34  

— Это вы о пластических? — миссис Лундквист такое предположение развеселило. — Боже мой, конечно же, нет.

— Хм-м, — опять промычала Барвик.

— А что?

— Просто так. У вас был прекрасный сын.

— Спасибо, милая. — Миссис Лундквист съела конфетку и стала рассказывать Барвик, как однажды, классе в шестом, Эрик проспал всю ночь в шкафу: так он прятался от урока по кларнету, который был у него в семь утра.

18

Много лет тому назад Дэвис пытался заинтересовать Джеки историей ее семьи, но ей становилось скучно, едва речь заходила об этом.
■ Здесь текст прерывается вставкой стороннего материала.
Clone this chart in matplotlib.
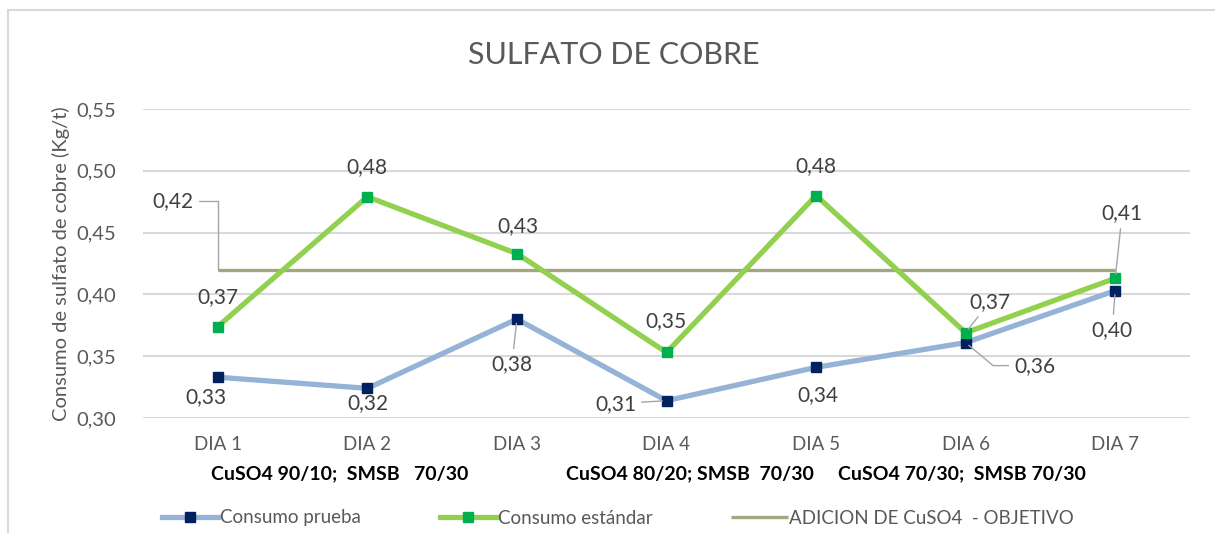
import matplotlib
matplotlib.use("Agg")
import matplotlib.pyplot as plt
from matplotlib.patches import Rectangle
from matplotlib.ticker import FuncFormatter
import numpy as np

plt.rcParams['font.family'] = ['Lato', 'DejaVu Sans']

# data
dias = ['DIA 1', 'DIA 2', 'DIA 3', 'DIA 4', 'DIA 5', 'DIA 6', 'DIA 7']
consumo_prueba = [0.333, 0.324, 0.380, 0.314, 0.341, 0.361, 0.403]
consumo_estandar = [0.374, 0.479, 0.433, 0.353, 0.480, 0.369, 0.413]
objetivo = [0.42, 0.42, 0.42, 0.42, 0.42, 0.42, 0.42]
notas = ['CuSO4 90/10;  SMSB   70/30', 'CuSO4 80/20; SMSB  70/30', 'CuSO4 70/30;  SMSB 70/30']
notas_x = [340, 690, 962]

W, H = 1215, 533
fig = plt.figure(figsize=(W / 100, H / 100), dpi=100)
ax = fig.add_axes([143 / W, 1 - 418 / H, (1190 - 143) / W, (418 - 109) / H])

gris = '#595959'
x = np.arange(len(dias))

l_obj, = ax.plot(x, objetivo, color='#A3A67E', lw=2.4, label='ADICION DE CuSO4  - OBJETIVO', zorder=3,
                 solid_capstyle='butt')
l_pru, = ax.plot(x, consumo_prueba, color='#95B3D7', lw=3.8, marker='s', ms=7.5,
                 mfc='#002060', mec='#002060', label='Consumo prueba', zorder=4, clip_on=False)
l_est, = ax.plot(x, consumo_estandar, color='#92D050', lw=3.8, marker='s', ms=7.5,
                 mfc='#00B050', mec='#00B050', label='Consumo estándar', zorder=5, clip_on=False)

ax.set_xlim(-0.5, 6.5)
ax.set_ylim(0.30, 0.55)
ax.set_yticks([0.30, 0.35, 0.40, 0.45, 0.50, 0.55])
ax.yaxis.set_major_formatter(FuncFormatter(lambda v, p: f'{v:.2f}'.replace('.', ',')))
ax.set_xticks(x)
ax.set_xticklabels(dias)
ax.tick_params(axis='both', length=0, colors=gris, labelsize=13.5)
ax.tick_params(axis='y', pad=19, labelsize=14.5)
ax.tick_params(axis='x', pad=13)
ax.grid(axis='y', color='#D9D9D9', lw=1.5)
ax.set_axisbelow(True)
for s in ax.spines.values():
    s.set_visible(False)

ax.set_ylabel('Consumo de sulfato de cobre (Kg/t)', color=gris, fontsize=14.5)
ax.yaxis.set_label_coords((70 - 143) / 1047, 0.5)

leader = dict(arrowstyle='-', color='#A6A6A6', lw=1, shrinkA=2, shrinkB=3)

def etiqueta(i, v, dx, dy, linea=None):
    ax.annotate(f'{v:.2f}'.replace('.', ','), (i, v), xytext=(dx, -dy),
                textcoords='offset pixels', ha='center', va='center',
                fontsize=15, color='#404040', arrowprops=linea, zorder=6)

# offsets in pixels (dx, dy screen-down)
off_prueba = [(-12, 20, None), (1, 15, None), (-5, 45, leader), (-51, 3, leader),
              (2, 28, None), (69, 23, dict(leader, connectionstyle='angle,angleA=0,angleB=-40,rad=0')),
              (-3, 39, leader)]
off_estandar = [(0, -29, None), (0, -30, None), (1, -28, None), (-1, -31, None),
                (0, -29, None), (24, -31, leader), (7, -65, leader)]
for i, (v, o) in enumerate(zip(consumo_prueba, off_prueba)):
    etiqueta(i, v, *o)
for i, (v, o) in enumerate(zip(consumo_estandar, off_estandar)):
    etiqueta(i, v, *o)
etiqueta(0, objetivo[0], -45, -69, dict(leader, shrinkB=0, connectionstyle='angle,angleA=0,angleB=90,rad=0'))

fig.text(614 / W, 1 - 55 / H, 'SULFATO DE COBRE', ha='center', va='center', fontsize=22, color=gris)

for nx, t in zip(notas_x, notas):
    fig.text(nx / W, 1 - 474 / H, t, ha='center', va='center', fontsize=14, fontweight='bold', color='black')

ax.legend(handles=[l_pru, l_est, l_obj], loc='center left', bbox_to_anchor=(162 / W, 1 - 518 / H),
          bbox_transform=fig.transFigure, borderaxespad=0, borderpad=0,
          ncol=3, frameon=False, fontsize=13.5, labelcolor=gris, handlelength=3.0,
          handletextpad=0.1, columnspacing=4.2, numpoints=1, markerscale=0.9)

fig.add_artist(Rectangle((8 / W, -0.1), 1.2, 1.1 - 10 / H, transform=fig.transFigure,
                         fill=False, edgecolor='#D9D9D9', lw=1.5))

fig.savefig('out.png', dpi=100, facecolor='white')
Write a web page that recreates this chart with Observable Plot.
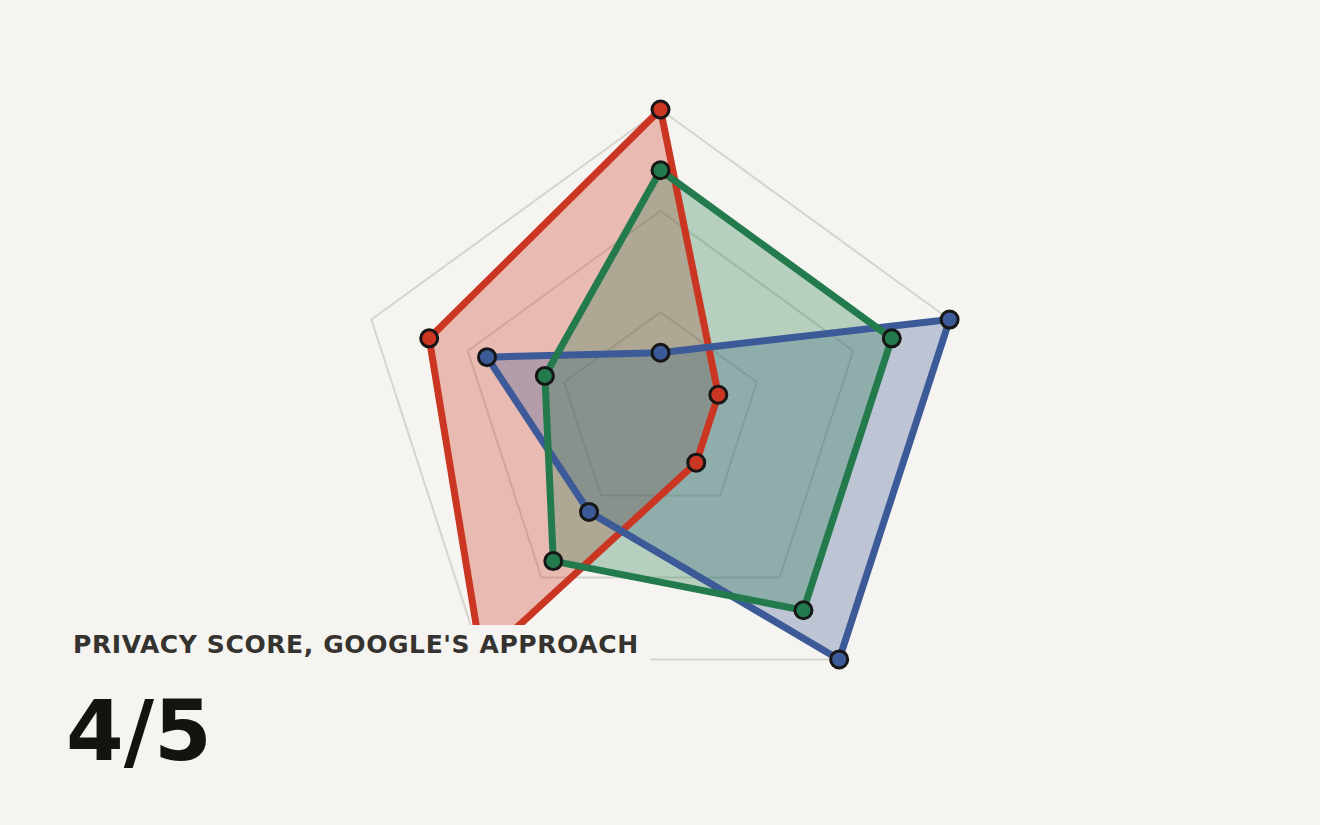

— Меня куда больше интересует настоящее моей семьи, — говорила она.

Такие вот болезненные словесные удары сыпались на его голову тысячами: жена всегда злилась на то, что он днюет и ночует на работе.

Повозившись со старыми фотографиями и письмами, которые достались Джеки от ее матери, Дэвис сумел воссоздать — хотя бы частично — историю пяти поколений ее семьи. Получилась сводная таблица, которую он поместил в рамочку и подарил жене на День Матери. Джеки сказала, что ей очень нравится, и повесила подарок в пустующей комнате, где она держала бегущую «дорожку», а также швейные и прочие хозяйственные принадлежности. В седьмом классе Анна Кэт писала реферат о своих предках (а попросту говоря, взяла плоды многолетнего труда своего отца и положила их в красивую папку). Вот тогда она отнесла в школу генеалогическое древо матери и использовала его в качестве иллюстрации, чтобы пояснить термины и методы подобных исследований. Учительница поставила ей высшую оценку. Вскоре после смерти Анны Кэт, может, даже на следующий день, Джеки сняла ту таблицу со стены, и с тех пор Дэвис не знал и не спрашивал, где она. Он понимал, почему жене так трудно на нее смотреть; теперь и он, разбирая свой семейный архив, испытывал одновременно и радость, и боль. Для него все эти конверты и карточки олицетворяли реальные жизни, точно так же, как папки в его рабочем кабинете, на которых значились имена клонированных мальчиков и девочек, олицетворяли детей, любящих и любимых. Отличие состояло в том, что дома хранилась информация о родственниках, которых давно не было в живых, — за пределами маленькой голубой комнаты их не существовало. Он доставал из ящика карточку с именем брата прапрадеда, Вика, исправлял дату его рождения или номер страховки и был уверен, что Вик, этот давно умерший человек, интереснее ему, чем кто-либо из ныне живущих. Это было печально — горько-сладкое чувство человека, со скорбью в душе отдающего свой последний долг усопшему, — и вместе с тем как-то умиротворяло. Но ему не хотелось, чтобы наступил такой момент, когда он сможет думать об Анне Кэт и не испытывать боли.

— Ты допускал когда-нибудь такую мысль? — спросила его как-то вечером жена. Было уже поздно, они пили вино и читали. Джеки затеяла разговор, а Дэвис только делал вид, что слушает, и тут он вдруг понял, что не знает, о чем они говорят.

— Какую «такую»?

— Что ее можно клонировать?

— Анну Кэт?

— Ну конечно, Анну Кэт, кого же еще?

Дэвис бросил на нее безумный взгляд:

— Нет. Никогда! Во-первых, это незаконно. — Это была абсолютно абсурдная реплика и жестокая, учитывая, какую тайну он от нее скрывал, и он прекрасно сознавал, что теперь, после такой отговорки, она уж точно никогда его не простит, если узнает правду.

— Дэвис, я же не всерьез. Но иногда я думаю: вот если б она к нам вернулась! Пусть даже младенцем… Если б ей дана была вторая попытка прожить жизнь. Если бы у нас была вторая попытка уберечь ее!..

— Это была бы уже не она.

— А разве это имело бы значение?

— Да.

Джеки закрыла книгу. Голос ее сделался глуше — так всегда бывало, когда она злилась, печалилась или нервничала:

— Твои слова можно понять так, что клонированный ребенок — нечто неживое, нереальное. Многие были бы поражены, услышь они от тебя такое.

— Для новой семьи она была бы вполне реальна. Но только не для тех, кто знал оригинал. Для них она будет то, что называется doppelganger. [9] Жалкой копией. Призраком, не вызывающим воспоминаний. Разве Анна Кэт была бы Анной Кэт без того шрама на костяшках пальцев, что у нее появился, когда она училась кататься на велосипеде? Или если бы у нее стояли пломбы в других зубах? Или она занималась бы плаванием, а не волейболом? Боялась бы не пауков, а высоты? Если бы английский нравился ей больше, чем математика?